The Canadian property and casualty insurance industry has collectively added about $300 million in capital, and allocated a greater share of capital to market and operational risk, under the industry’s new capital rules, according to an analysis published Monday by the Office of the Superintendent of Financial Institutions (OSFI).

The impact of the new minimum capital test (MCT) guidelines for P&C insurers is detailed in an industry letter published by OSFI.

The guidelines, which took effect on Jan. 1, aim to generate more robust risk-based capital requirements that better align capital allocations with industry risks.

First quarter data “indicates that industry-wide capital impact results are largely in line with expectations,” OSFI reports. Under the new framework, aggregate industry capital has risen from $32.3 billion under the old capital regime to $32.6 billion under the new framework, which represents about a 1% increase. At the same time, margin required is down about 2%, and the industry’s overall MCT ratio has increased by about 8.6 percentage points.

Overall, the industry’s capital ratio has improved, although OSFI notes that the results vary by company, given that each firm has a unique risk profile. “Reported data indicates that the P&C industry is well positioned to meet the new capital requirements,” OSFI concludes.

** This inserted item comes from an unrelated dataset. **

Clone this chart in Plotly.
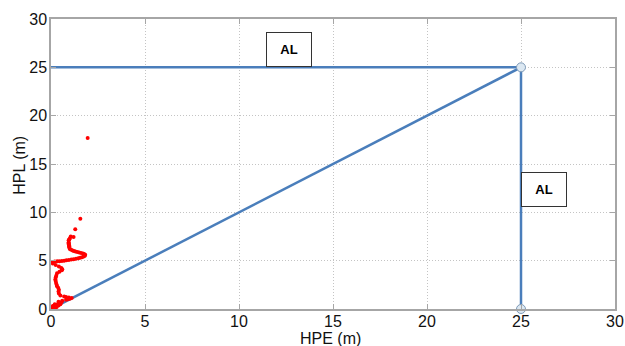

As well, under the new regime, insurance risk now represents about 58% of the industry’s capital requirements, down from 68% under the old regime, OSFI reports, and market risk now accounts for 27.2%, up from 18.5%. Credit risk is down to 9.5% from 13.3%, OSFI adds, and operational risk, which wasn’t part of the previous regime, now represents 15.5% of required capital.

Firms are now also receiving a credit for diversification under the new regime, which represents a 10% reduction in capital requirements overall. However, the addition of the operational risk component and the diversification credit distort these comparisons to some degree, OSFI notes.